## Goal
A single run of lines is to be printed exactly: starting at the line with "Clone this chart in seaborn and matplotlib." and ending at the line with "markeredgecolor=WHITE, markeredgewidth=2.8, zorder=4)", both included. Leave the pictures out.

## Entries provided
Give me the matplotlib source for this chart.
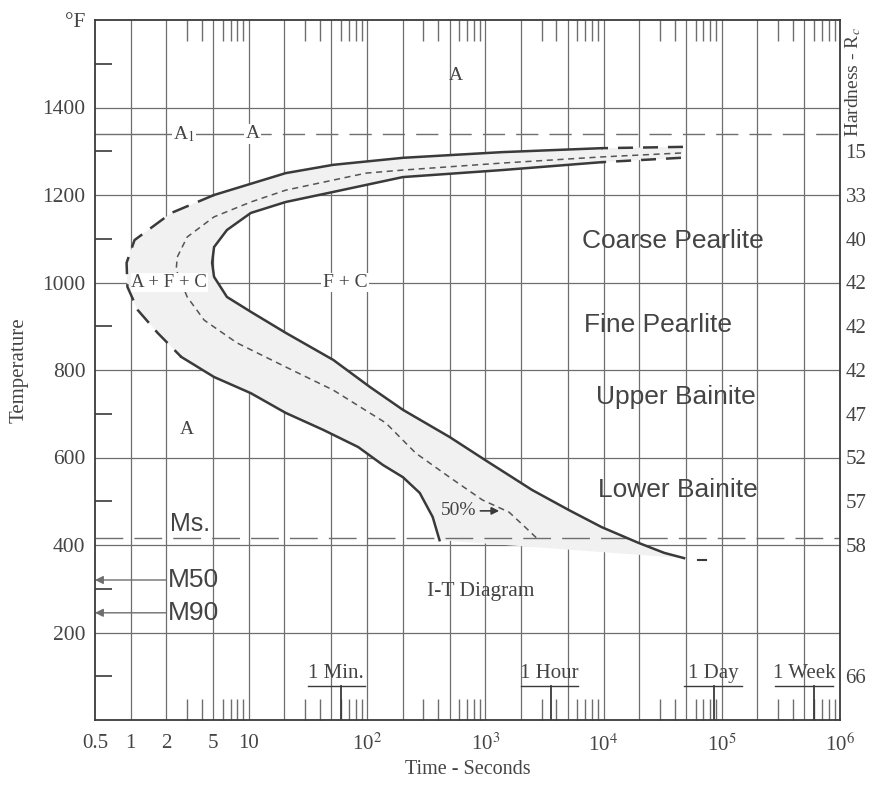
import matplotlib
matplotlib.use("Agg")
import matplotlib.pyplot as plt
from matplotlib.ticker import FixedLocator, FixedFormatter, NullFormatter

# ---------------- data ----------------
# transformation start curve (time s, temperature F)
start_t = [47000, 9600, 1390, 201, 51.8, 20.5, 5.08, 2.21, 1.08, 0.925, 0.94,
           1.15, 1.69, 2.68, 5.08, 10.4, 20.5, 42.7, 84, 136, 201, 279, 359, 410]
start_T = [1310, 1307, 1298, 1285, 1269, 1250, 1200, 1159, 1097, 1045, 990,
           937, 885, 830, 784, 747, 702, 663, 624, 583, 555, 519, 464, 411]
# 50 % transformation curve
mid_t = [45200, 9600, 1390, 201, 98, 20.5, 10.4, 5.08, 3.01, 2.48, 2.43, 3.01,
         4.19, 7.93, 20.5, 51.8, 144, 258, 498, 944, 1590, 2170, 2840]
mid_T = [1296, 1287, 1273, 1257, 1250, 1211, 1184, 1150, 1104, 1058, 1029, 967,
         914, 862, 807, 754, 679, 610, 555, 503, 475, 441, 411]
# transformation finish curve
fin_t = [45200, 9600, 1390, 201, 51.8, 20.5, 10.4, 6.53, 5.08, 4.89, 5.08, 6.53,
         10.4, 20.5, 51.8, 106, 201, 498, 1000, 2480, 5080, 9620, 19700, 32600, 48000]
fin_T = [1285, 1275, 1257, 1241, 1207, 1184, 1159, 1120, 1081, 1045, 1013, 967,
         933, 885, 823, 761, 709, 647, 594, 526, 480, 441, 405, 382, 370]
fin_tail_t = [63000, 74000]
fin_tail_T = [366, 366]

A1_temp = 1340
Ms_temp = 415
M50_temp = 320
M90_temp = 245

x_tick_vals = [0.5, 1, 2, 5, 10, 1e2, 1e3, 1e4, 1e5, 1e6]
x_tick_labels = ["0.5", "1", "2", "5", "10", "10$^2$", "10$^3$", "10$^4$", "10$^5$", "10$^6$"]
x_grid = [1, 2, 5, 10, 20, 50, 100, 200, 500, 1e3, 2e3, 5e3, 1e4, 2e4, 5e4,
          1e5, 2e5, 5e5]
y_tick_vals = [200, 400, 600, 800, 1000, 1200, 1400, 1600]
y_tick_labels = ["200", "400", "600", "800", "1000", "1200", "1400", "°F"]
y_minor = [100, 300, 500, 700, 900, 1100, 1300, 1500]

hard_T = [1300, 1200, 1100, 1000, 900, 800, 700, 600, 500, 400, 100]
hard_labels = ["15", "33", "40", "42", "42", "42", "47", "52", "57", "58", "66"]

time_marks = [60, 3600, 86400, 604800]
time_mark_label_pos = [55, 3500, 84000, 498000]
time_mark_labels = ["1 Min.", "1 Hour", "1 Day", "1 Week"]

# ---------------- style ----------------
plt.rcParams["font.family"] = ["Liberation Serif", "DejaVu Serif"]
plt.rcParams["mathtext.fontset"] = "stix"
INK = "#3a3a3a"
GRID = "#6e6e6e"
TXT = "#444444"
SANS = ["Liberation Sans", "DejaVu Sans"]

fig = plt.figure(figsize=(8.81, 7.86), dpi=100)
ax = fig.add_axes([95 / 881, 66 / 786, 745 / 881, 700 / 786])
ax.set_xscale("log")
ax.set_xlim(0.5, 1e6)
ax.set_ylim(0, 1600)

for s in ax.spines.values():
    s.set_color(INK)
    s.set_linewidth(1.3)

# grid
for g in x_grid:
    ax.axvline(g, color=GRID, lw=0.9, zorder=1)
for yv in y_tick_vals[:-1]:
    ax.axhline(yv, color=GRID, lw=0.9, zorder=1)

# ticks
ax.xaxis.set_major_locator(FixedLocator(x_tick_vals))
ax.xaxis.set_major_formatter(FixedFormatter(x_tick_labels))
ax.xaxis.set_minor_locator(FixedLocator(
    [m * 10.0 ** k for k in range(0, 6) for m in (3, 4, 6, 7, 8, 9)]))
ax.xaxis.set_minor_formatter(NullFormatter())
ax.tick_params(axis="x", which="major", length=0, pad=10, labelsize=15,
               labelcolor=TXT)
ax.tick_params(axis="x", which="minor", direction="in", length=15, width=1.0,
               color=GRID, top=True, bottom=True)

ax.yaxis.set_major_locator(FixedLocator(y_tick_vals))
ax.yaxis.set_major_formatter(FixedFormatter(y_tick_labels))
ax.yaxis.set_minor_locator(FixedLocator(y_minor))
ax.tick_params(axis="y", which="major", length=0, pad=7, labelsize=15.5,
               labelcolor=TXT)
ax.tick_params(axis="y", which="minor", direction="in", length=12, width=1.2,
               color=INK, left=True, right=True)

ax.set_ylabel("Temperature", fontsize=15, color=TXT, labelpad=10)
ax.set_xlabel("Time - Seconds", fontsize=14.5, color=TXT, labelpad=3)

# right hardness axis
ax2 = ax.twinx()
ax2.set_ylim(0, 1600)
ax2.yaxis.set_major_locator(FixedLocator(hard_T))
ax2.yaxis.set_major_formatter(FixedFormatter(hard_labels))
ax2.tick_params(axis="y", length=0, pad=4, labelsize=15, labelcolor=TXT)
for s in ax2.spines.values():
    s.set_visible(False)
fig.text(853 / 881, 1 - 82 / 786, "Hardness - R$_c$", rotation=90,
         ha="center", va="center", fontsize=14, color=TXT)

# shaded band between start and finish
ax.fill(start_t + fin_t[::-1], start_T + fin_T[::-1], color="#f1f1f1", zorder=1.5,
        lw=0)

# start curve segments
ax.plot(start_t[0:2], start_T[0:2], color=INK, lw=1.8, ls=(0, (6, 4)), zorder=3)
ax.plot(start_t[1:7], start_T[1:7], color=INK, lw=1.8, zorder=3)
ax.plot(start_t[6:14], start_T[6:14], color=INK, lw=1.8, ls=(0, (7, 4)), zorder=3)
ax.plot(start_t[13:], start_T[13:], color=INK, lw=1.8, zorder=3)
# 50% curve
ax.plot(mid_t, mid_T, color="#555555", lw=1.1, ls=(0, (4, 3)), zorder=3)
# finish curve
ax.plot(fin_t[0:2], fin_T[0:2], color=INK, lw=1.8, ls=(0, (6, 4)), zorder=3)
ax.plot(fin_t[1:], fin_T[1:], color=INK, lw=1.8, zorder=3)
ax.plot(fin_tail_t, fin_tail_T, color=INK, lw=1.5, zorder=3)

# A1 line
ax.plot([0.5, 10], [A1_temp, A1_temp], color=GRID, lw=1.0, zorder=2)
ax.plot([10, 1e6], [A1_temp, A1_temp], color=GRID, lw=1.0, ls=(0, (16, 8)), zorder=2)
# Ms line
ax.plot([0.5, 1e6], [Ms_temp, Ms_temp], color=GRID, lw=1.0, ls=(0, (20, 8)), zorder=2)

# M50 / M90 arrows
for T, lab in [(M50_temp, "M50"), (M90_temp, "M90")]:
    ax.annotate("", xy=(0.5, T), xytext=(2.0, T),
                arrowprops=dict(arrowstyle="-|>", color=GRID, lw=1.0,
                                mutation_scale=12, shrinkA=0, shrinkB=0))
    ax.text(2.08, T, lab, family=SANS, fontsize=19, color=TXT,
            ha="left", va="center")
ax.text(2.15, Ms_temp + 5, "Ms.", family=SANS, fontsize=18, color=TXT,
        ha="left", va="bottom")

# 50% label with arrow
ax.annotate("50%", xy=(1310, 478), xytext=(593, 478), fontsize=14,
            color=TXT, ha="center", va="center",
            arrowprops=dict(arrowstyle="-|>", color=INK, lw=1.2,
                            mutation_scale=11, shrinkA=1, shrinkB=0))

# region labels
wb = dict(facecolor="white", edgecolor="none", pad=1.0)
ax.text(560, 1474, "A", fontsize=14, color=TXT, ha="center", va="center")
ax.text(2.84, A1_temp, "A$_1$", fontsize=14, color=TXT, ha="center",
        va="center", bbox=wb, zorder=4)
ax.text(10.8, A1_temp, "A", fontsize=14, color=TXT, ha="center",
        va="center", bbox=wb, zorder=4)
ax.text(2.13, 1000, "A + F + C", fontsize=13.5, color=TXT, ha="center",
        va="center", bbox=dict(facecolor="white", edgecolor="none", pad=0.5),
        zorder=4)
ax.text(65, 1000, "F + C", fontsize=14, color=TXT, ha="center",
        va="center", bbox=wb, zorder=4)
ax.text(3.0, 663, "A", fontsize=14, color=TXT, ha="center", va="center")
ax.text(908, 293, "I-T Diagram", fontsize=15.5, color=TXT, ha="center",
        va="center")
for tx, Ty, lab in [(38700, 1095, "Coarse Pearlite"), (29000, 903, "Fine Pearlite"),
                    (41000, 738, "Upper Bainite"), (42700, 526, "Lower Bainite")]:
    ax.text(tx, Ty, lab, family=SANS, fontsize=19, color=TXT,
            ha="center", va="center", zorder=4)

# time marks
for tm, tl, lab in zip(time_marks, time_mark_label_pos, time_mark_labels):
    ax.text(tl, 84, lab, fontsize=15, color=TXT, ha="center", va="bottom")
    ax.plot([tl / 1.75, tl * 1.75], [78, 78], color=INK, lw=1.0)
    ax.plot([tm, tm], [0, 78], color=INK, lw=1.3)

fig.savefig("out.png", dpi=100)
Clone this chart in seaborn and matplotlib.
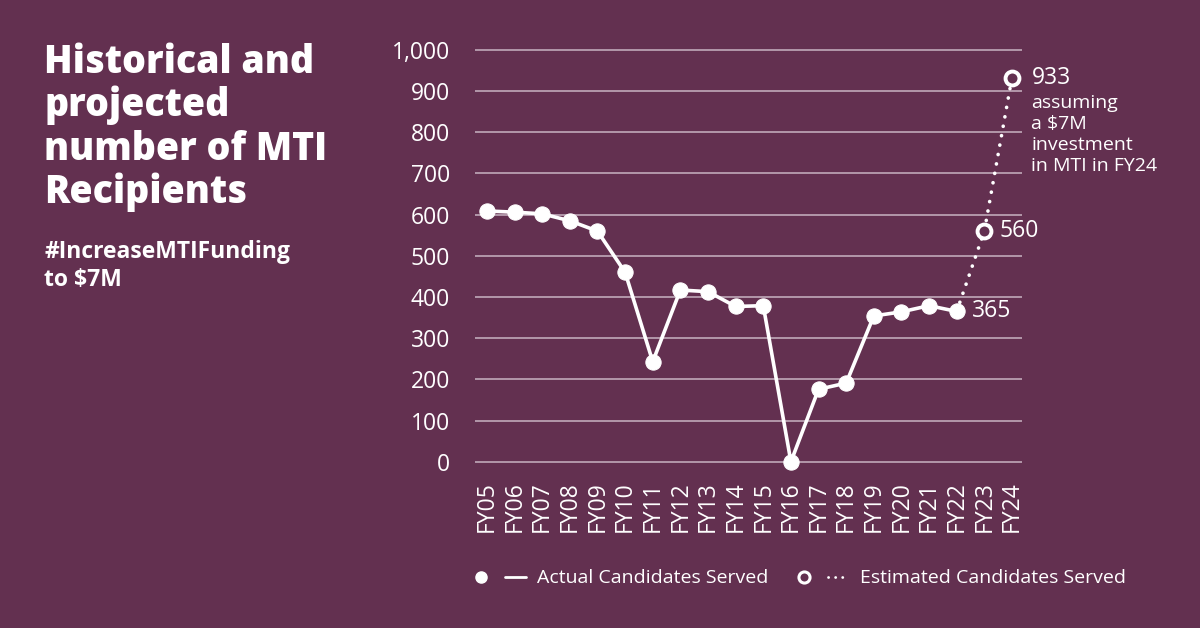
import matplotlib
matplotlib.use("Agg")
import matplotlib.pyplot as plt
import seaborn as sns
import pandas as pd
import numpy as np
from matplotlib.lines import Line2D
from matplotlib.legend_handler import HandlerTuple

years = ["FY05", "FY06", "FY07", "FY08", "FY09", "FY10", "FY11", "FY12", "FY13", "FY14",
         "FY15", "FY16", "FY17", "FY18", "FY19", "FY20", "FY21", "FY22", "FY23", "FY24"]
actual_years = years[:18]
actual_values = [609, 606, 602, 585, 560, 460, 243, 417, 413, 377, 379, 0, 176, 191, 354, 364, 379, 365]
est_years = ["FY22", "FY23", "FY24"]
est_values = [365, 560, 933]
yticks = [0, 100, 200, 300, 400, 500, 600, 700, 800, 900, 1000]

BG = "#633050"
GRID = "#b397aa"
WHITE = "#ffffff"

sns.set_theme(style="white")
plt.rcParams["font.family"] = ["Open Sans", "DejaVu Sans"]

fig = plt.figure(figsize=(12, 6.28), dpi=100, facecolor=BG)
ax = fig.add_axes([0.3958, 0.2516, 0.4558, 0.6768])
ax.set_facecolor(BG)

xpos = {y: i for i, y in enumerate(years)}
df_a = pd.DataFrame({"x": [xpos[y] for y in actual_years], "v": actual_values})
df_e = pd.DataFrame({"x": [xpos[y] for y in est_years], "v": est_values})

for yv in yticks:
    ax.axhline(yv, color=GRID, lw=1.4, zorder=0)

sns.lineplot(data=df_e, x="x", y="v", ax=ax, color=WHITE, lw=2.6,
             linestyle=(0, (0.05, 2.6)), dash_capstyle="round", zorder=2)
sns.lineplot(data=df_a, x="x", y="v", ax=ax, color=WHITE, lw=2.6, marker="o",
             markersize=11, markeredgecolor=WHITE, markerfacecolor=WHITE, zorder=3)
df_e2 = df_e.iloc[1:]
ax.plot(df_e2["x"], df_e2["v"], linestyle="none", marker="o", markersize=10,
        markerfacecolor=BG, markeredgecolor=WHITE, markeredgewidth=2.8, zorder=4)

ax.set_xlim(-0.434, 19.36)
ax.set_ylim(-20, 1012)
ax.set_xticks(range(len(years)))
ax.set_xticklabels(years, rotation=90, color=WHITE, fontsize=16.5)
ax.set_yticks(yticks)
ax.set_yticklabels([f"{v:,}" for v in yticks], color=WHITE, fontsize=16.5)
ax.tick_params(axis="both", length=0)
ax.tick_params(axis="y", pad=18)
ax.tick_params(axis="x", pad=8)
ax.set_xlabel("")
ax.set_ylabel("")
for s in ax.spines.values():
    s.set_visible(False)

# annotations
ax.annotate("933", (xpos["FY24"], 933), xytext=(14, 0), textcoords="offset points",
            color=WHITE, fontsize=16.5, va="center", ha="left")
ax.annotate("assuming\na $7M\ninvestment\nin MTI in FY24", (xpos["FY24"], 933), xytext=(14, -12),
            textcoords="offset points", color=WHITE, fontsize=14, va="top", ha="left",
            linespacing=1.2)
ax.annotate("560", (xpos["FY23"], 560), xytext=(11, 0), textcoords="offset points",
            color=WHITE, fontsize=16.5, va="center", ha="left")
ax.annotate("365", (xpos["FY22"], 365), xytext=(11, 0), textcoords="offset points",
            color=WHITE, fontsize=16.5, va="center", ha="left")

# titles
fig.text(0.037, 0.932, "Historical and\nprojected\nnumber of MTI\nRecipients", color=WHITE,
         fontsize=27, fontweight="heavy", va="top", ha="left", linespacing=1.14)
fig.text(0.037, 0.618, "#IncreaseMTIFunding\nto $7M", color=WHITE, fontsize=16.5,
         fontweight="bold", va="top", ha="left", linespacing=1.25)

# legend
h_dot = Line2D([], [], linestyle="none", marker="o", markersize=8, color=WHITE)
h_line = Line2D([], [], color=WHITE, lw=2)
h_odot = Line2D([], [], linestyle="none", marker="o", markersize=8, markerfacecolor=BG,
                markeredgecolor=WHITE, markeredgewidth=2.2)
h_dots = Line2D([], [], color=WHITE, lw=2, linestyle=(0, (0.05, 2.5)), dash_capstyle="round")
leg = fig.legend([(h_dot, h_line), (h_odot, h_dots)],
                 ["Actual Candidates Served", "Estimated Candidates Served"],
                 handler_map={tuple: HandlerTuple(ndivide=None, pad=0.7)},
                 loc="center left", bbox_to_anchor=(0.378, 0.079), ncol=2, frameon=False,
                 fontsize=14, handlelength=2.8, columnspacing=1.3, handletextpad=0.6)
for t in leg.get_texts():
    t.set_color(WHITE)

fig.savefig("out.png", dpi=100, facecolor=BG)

## Response
Clone this chart in seaborn and matplotlib.
import matplotlib
matplotlib.use("Agg")
import matplotlib.pyplot as plt
import seaborn as sns
import pandas as pd
import numpy as np
from matplotlib.lines import Line2D
from matplotlib.legend_handler import HandlerTuple

years = ["FY05", "FY06", "FY07", "FY08", "FY09", "FY10", "FY11", "FY12", "FY13", "FY14",
         "FY15", "FY16", "FY17", "FY18", "FY19", "FY20", "FY21", "FY22", "FY23", "FY24"]
actual_years = years[:18]
actual_values = [609, 606, 602, 585, 560, 460, 243, 417, 413, 377, 379, 0, 176, 191, 354, 364, 379, 365]
est_years = ["FY22", "FY23", "FY24"]
est_values = [365, 560, 933]
yticks = [0, 100, 200, 300, 400, 500, 600, 700, 800, 900, 1000]

BG = "#633050"
GRID = "#b397aa"
WHITE = "#ffffff"

sns.set_theme(style="white")
plt.rcParams["font.family"] = ["Open Sans", "DejaVu Sans"]

fig = plt.figure(figsize=(12, 6.28), dpi=100, facecolor=BG)
ax = fig.add_axes([0.3958, 0.2516, 0.4558, 0.6768])
ax.set_facecolor(BG)

xpos = {y: i for i, y in enumerate(years)}
df_a = pd.DataFrame({"x": [xpos[y] for y in actual_years], "v": actual_values})
df_e = pd.DataFrame({"x": [xpos[y] for y in est_years], "v": est_values})

for yv in yticks:
    ax.axhline(yv, color=GRID, lw=1.4, zorder=0)

sns.lineplot(data=df_e, x="x", y="v", ax=ax, color=WHITE, lw=2.6,
             linestyle=(0, (0.05, 2.6)), dash_capstyle="round", zorder=2)
sns.lineplot(data=df_a, x="x", y="v", ax=ax, color=WHITE, lw=2.6, marker="o",
             markersize=11, markeredgecolor=WHITE, markerfacecolor=WHITE, zorder=3)
df_e2 = df_e.iloc[1:]
ax.plot(df_e2["x"], df_e2["v"], linestyle="none", marker="o", markersize=10,
        markerfacecolor=BG, markeredgecolor=WHITE, markeredgewidth=2.8, zorder=4)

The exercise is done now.